Goal: Skip all pictures, then print the remaining material exactly.

--- start Data segment ---

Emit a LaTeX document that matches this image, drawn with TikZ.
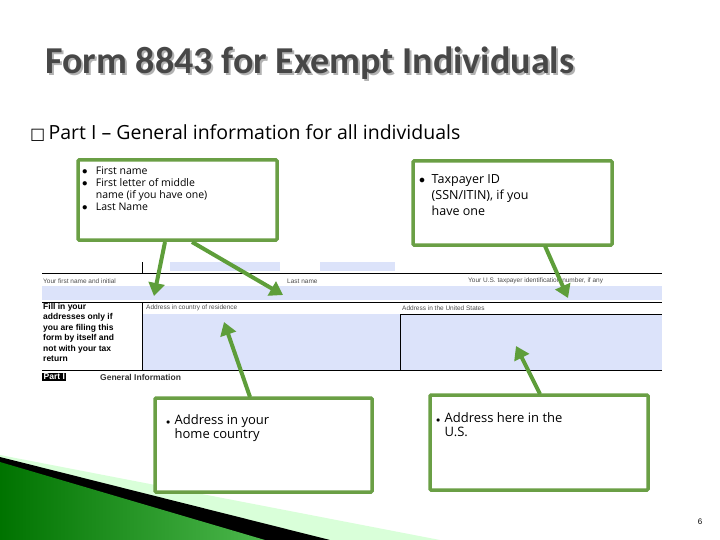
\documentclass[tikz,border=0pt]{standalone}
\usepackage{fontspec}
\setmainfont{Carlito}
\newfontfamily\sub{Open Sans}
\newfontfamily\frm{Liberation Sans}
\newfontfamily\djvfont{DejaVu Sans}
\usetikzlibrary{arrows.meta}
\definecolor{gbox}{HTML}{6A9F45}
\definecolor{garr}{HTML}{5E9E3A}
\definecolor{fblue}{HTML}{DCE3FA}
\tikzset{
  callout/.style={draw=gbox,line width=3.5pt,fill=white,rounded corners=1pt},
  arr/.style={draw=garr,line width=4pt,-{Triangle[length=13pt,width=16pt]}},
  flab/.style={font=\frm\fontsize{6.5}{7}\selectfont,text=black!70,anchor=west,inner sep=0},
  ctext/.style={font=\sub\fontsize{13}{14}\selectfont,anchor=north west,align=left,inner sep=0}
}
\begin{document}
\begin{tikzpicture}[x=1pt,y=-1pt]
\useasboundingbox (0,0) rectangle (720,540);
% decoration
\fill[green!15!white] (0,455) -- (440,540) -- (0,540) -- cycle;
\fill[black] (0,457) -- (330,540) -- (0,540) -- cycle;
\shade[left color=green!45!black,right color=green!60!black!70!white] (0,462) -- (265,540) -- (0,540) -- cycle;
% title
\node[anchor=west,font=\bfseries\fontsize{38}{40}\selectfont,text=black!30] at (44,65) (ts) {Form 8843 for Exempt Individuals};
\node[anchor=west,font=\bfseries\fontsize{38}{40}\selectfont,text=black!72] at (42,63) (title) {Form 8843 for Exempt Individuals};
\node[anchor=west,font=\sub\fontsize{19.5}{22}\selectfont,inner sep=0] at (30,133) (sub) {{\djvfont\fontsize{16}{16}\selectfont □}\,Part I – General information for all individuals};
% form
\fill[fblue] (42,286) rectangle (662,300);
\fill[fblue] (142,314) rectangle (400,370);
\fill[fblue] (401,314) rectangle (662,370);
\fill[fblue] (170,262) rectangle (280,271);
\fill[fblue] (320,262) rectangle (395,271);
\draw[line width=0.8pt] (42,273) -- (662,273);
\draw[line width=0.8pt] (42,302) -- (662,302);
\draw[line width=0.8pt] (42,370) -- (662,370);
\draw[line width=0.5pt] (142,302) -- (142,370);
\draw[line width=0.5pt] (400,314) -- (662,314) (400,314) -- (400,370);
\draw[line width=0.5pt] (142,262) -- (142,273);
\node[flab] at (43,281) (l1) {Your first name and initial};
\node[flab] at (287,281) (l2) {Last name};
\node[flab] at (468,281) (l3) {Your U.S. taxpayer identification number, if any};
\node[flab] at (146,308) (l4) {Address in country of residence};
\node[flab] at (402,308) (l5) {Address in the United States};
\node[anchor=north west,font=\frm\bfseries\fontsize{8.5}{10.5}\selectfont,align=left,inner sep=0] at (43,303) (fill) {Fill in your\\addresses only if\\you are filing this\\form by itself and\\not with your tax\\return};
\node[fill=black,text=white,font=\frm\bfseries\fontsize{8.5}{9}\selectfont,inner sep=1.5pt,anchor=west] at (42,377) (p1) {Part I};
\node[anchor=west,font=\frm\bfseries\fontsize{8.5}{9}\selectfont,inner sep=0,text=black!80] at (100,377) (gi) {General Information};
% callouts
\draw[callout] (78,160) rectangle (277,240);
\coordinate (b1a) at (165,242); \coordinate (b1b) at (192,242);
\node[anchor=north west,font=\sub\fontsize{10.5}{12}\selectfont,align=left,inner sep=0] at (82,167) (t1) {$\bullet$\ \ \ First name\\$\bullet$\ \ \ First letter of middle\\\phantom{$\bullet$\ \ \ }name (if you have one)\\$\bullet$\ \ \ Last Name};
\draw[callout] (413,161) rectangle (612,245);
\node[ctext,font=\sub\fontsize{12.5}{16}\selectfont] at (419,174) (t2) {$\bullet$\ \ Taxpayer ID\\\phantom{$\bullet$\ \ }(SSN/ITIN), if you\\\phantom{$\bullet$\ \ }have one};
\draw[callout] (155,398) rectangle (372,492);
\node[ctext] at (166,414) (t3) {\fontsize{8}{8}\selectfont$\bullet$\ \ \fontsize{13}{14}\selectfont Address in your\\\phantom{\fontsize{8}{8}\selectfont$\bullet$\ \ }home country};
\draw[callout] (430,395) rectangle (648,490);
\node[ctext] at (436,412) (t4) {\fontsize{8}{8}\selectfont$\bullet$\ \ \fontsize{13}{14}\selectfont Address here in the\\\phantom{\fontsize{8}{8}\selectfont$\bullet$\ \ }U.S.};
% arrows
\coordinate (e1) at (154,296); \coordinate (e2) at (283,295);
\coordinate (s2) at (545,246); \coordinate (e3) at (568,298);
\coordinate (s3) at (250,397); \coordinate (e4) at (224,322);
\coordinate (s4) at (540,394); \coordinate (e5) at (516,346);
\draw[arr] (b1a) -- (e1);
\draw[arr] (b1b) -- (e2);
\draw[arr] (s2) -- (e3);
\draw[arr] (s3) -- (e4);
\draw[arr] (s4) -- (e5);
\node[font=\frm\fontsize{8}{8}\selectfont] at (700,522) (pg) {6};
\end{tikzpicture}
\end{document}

--- end Data segment ---

Expected output:
Emit a LaTeX document that matches this image, drawn with TikZ.
\documentclass[tikz,border=0pt]{standalone}
\usepackage{fontspec}
\setmainfont{Carlito}
\newfontfamily\sub{Open Sans}
\newfontfamily\frm{Liberation Sans}
\newfontfamily\djvfont{DejaVu Sans}
\usetikzlibrary{arrows.meta}
\definecolor{gbox}{HTML}{6A9F45}
\definecolor{garr}{HTML}{5E9E3A}
\definecolor{fblue}{HTML}{DCE3FA}
\tikzset{
  callout/.style={draw=gbox,line width=3.5pt,fill=white,rounded corners=1pt},
  arr/.style={draw=garr,line width=4pt,-{Triangle[length=13pt,width=16pt]}},
  flab/.style={font=\frm\fontsize{6.5}{7}\selectfont,text=black!70,anchor=west,inner sep=0},
  ctext/.style={font=\sub\fontsize{13}{14}\selectfont,anchor=north west,align=left,inner sep=0}
}
\begin{document}
\begin{tikzpicture}[x=1pt,y=-1pt]
\useasboundingbox (0,0) rectangle (720,540);
% decoration
\fill[green!15!white] (0,455) -- (440,540) -- (0,540) -- cycle;
\fill[black] (0,457) -- (330,540) -- (0,540) -- cycle;
\shade[left color=green!45!black,right color=green!60!black!70!white] (0,462) -- (265,540) -- (0,540) -- cycle;
% title
\node[anchor=west,font=\bfseries\fontsize{38}{40}\selectfont,text=black!30] at (44,65) (ts) {Form 8843 for Exempt Individuals};
\node[anchor=west,font=\bfseries\fontsize{38}{40}\selectfont,text=black!72] at (42,63) (title) {Form 8843 for Exempt Individuals};
\node[anchor=west,font=\sub\fontsize{19.5}{22}\selectfont,inner sep=0] at (30,133) (sub) {{\djvfont\fontsize{16}{16}\selectfont □}\,Part I – General information for all individuals};
% form
\fill[fblue] (42,286) rectangle (662,300);
\fill[fblue] (142,314) rectangle (400,370);
\fill[fblue] (401,314) rectangle (662,370);
\fill[fblue] (170,262) rectangle (280,271);
\fill[fblue] (320,262) rectangle (395,271);
\draw[line width=0.8pt] (42,273) -- (662,273);
\draw[line width=0.8pt] (42,302) -- (662,302);
\draw[line width=0.8pt] (42,370) -- (662,370);
\draw[line width=0.5pt] (142,302) -- (142,370);
\draw[line width=0.5pt] (400,314) -- (662,314) (400,314) -- (400,370);
\draw[line width=0.5pt] (142,262) -- (142,273);
\node[flab] at (43,281) (l1) {Your first name and initial};
\node[flab] at (287,281) (l2) {Last name};
\node[flab] at (468,281) (l3) {Your U.S. taxpayer identification number, if any};
\node[flab] at (146,308) (l4) {Address in country of residence};
\node[flab] at (402,308) (l5) {Address in the United States};
\node[anchor=north west,font=\frm\bfseries\fontsize{8.5}{10.5}\selectfont,align=left,inner sep=0] at (43,303) (fill) {Fill in your\\addresses only if\\you are filing this\\form by itself and\\not with your tax\\return};
\node[fill=black,text=white,font=\frm\bfseries\fontsize{8.5}{9}\selectfont,inner sep=1.5pt,anchor=west] at (42,377) (p1) {Part I};
\node[anchor=west,font=\frm\bfseries\fontsize{8.5}{9}\selectfont,inner sep=0,text=black!80] at (100,377) (gi) {General Information};
% callouts
\draw[callout] (78,160) rectangle (277,240);
\coordinate (b1a) at (165,242); \coordinate (b1b) at (192,242);
\node[anchor=north west,font=\sub\fontsize{10.5}{12}\selectfont,align=left,inner sep=0] at (82,167) (t1) {$\bullet$\ \ \ First name\\$\bullet$\ \ \ First letter of middle\\\phantom{$\bullet$\ \ \ }name (if you have one)\\$\bullet$\ \ \ Last Name};
\draw[callout] (413,161) rectangle (612,245);
\node[ctext,font=\sub\fontsize{12.5}{16}\selectfont] at (419,174) (t2) {$\bullet$\ \ Taxpayer ID\\\phantom{$\bullet$\ \ }(SSN/ITIN), if you\\\phantom{$\bullet$\ \ }have one};
\draw[callout] (155,398) rectangle (372,492);
\node[ctext] at (166,414) (t3) {\fontsize{8}{8}\selectfont$\bullet$\ \ \fontsize{13}{14}\selectfont Address in your\\\phantom{\fontsize{8}{8}\selectfont$\bullet$\ \ }home country};
\draw[callout] (430,395) rectangle (648,490);
\node[ctext] at (436,412) (t4) {\fontsize{8}{8}\selectfont$\bullet$\ \ \fontsize{13}{14}\selectfont Address here in the\\\phantom{\fontsize{8}{8}\selectfont$\bullet$\ \ }U.S.};
% arrows
\coordinate (e1) at (154,296); \coordinate (e2) at (283,295);
\coordinate (s2) at (545,246); \coordinate (e3) at (568,298);
\coordinate (s3) at (250,397); \coordinate (e4) at (224,322);
\coordinate (s4) at (540,394); \coordinate (e5) at (516,346);
\draw[arr] (b1a) -- (e1);
\draw[arr] (b1b) -- (e2);
\draw[arr] (s2) -- (e3);
\draw[arr] (s3) -- (e4);
\draw[arr] (s4) -- (e5);
\node[font=\frm\fontsize{8}{8}\selectfont] at (700,522) (pg) {6};
\end{tikzpicture}
\end{document}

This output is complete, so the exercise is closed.